> Task statement
Return the material word for word. Do not include the pictures.

> Supplied information
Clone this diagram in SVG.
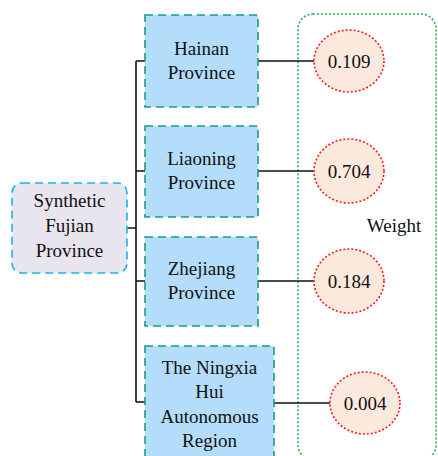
<svg xmlns="http://www.w3.org/2000/svg" width="438" height="456" viewBox="0 0 438 456">
<style>
text{font-family:'Liberation Serif','Times New Roman',Tinos,'DejaVu Serif',serif;font-size:19px;fill:#111;text-anchor:middle}
.root{fill:#e9e5ef;stroke:#1cb2ea;stroke-width:1.6;stroke-dasharray:8 5}
.box{fill:#b3ddfb;stroke:#19998a;stroke-width:1.6;stroke-dasharray:8 5}
.w{fill:#fbe9dd;stroke:#f01c1c;stroke-width:1.6;stroke-dasharray:2 2}
.grp{fill:none;stroke:#1fb356;stroke-width:1.6;stroke-dasharray:2 2}
.c{fill:none;stroke:#111;stroke-width:1.6}
</style>
<rect x="0" y="0" width="438" height="456" fill="#fff"/>
<g id="weight-group">
<rect class="grp" x="298" y="14" width="138" height="446" rx="15"/>
<text x="394" y="232">Weight</text>
</g>
<g id="connectors">
<path class="c" d="M127 228H136M136 61V402M136 61H145M136 171H145M136 281H145M136 402H145"/>
<path class="c" d="M258 61H314M258 171H314M258 281H314M274 403H330"/>
</g>
<g id="synthetic-fujian">
<rect class="root" x="12" y="183" width="115" height="90" rx="10"/>
<text x="69.5" y="207">Synthetic</text>
<text x="69.5" y="232">Fujian</text>
<text x="69.5" y="257">Province</text>
</g>
<g id="hainan">
<rect class="box" x="145" y="15" width="113" height="92"/>
<text x="201.5" y="55">Hainan</text>
<text x="201.5" y="79">Province</text>
</g>
<g id="liaoning">
<rect class="box" x="145" y="126" width="113" height="91"/>
<text x="201.5" y="165">Liaoning</text>
<text x="201.5" y="189">Province</text>
</g>
<g id="zhejiang">
<rect class="box" x="145" y="237" width="113" height="89"/>
<text x="201.5" y="275">Zhejiang</text>
<text x="201.5" y="299">Province</text>
</g>
<g id="ningxia">
<rect class="box" x="145" y="346" width="129" height="115"/>
<text x="209.5" y="374">The Ningxia</text>
<text x="209.5" y="398">Hui</text>
<text x="209.5" y="423">Autonomous</text>
<text x="209.5" y="447">Region</text>
</g>
<g id="w-hainan">
<ellipse class="w" cx="349" cy="61" rx="35" ry="31"/>
<text x="349" y="68">0.109</text>
</g>
<g id="w-liaoning">
<ellipse class="w" cx="349" cy="171" rx="35" ry="32"/>
<text x="349" y="178">0.704</text>
</g>
<g id="w-zhejiang">
<ellipse class="w" cx="349" cy="281" rx="35" ry="32"/>
<text x="349" y="288">0.184</text>
</g>
<g id="w-ningxia">
<ellipse class="w" cx="365" cy="403" rx="35" ry="31"/>
<text x="365" y="410">0.004</text>
</g>
</svg>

> Answer to the exercise
Clone this diagram in SVG.
<svg xmlns="http://www.w3.org/2000/svg" width="438" height="456" viewBox="0 0 438 456">
<style>
text{font-family:'Liberation Serif','Times New Roman',Tinos,'DejaVu Serif',serif;font-size:19px;fill:#111;text-anchor:middle}
.root{fill:#e9e5ef;stroke:#1cb2ea;stroke-width:1.6;stroke-dasharray:8 5}
.box{fill:#b3ddfb;stroke:#19998a;stroke-width:1.6;stroke-dasharray:8 5}
.w{fill:#fbe9dd;stroke:#f01c1c;stroke-width:1.6;stroke-dasharray:2 2}
.grp{fill:none;stroke:#1fb356;stroke-width:1.6;stroke-dasharray:2 2}
.c{fill:none;stroke:#111;stroke-width:1.6}
</style>
<rect x="0" y="0" width="438" height="456" fill="#fff"/>
<g id="weight-group">
<rect class="grp" x="298" y="14" width="138" height="446" rx="15"/>
<text x="394" y="232">Weight</text>
</g>
<g id="connectors">
<path class="c" d="M127 228H136M136 61V402M136 61H145M136 171H145M136 281H145M136 402H145"/>
<path class="c" d="M258 61H314M258 171H314M258 281H314M274 403H330"/>
</g>
<g id="synthetic-fujian">
<rect class="root" x="12" y="183" width="115" height="90" rx="10"/>
<text x="69.5" y="207">Synthetic</text>
<text x="69.5" y="232">Fujian</text>
<text x="69.5" y="257">Province</text>
</g>
<g id="hainan">
<rect class="box" x="145" y="15" width="113" height="92"/>
<text x="201.5" y="55">Hainan</text>
<text x="201.5" y="79">Province</text>
</g>
<g id="liaoning">
<rect class="box" x="145" y="126" width="113" height="91"/>
<text x="201.5" y="165">Liaoning</text>
<text x="201.5" y="189">Province</text>
</g>
<g id="zhejiang">
<rect class="box" x="145" y="237" width="113" height="89"/>
<text x="201.5" y="275">Zhejiang</text>
<text x="201.5" y="299">Province</text>
</g>
<g id="ningxia">
<rect class="box" x="145" y="346" width="129" height="115"/>
<text x="209.5" y="374">The Ningxia</text>
<text x="209.5" y="398">Hui</text>
<text x="209.5" y="423">Autonomous</text>
<text x="209.5" y="447">Region</text>
</g>
<g id="w-hainan">
<ellipse class="w" cx="349" cy="61" rx="35" ry="31"/>
<text x="349" y="68">0.109</text>
</g>
<g id="w-liaoning">
<ellipse class="w" cx="349" cy="171" rx="35" ry="32"/>
<text x="349" y="178">0.704</text>
</g>
<g id="w-zhejiang">
<ellipse class="w" cx="349" cy="281" rx="35" ry="32"/>
<text x="349" y="288">0.184</text>
</g>
<g id="w-ningxia">
<ellipse class="w" cx="365" cy="403" rx="35" ry="31"/>
<text x="365" y="410">0.004</text>
</g>
</svg>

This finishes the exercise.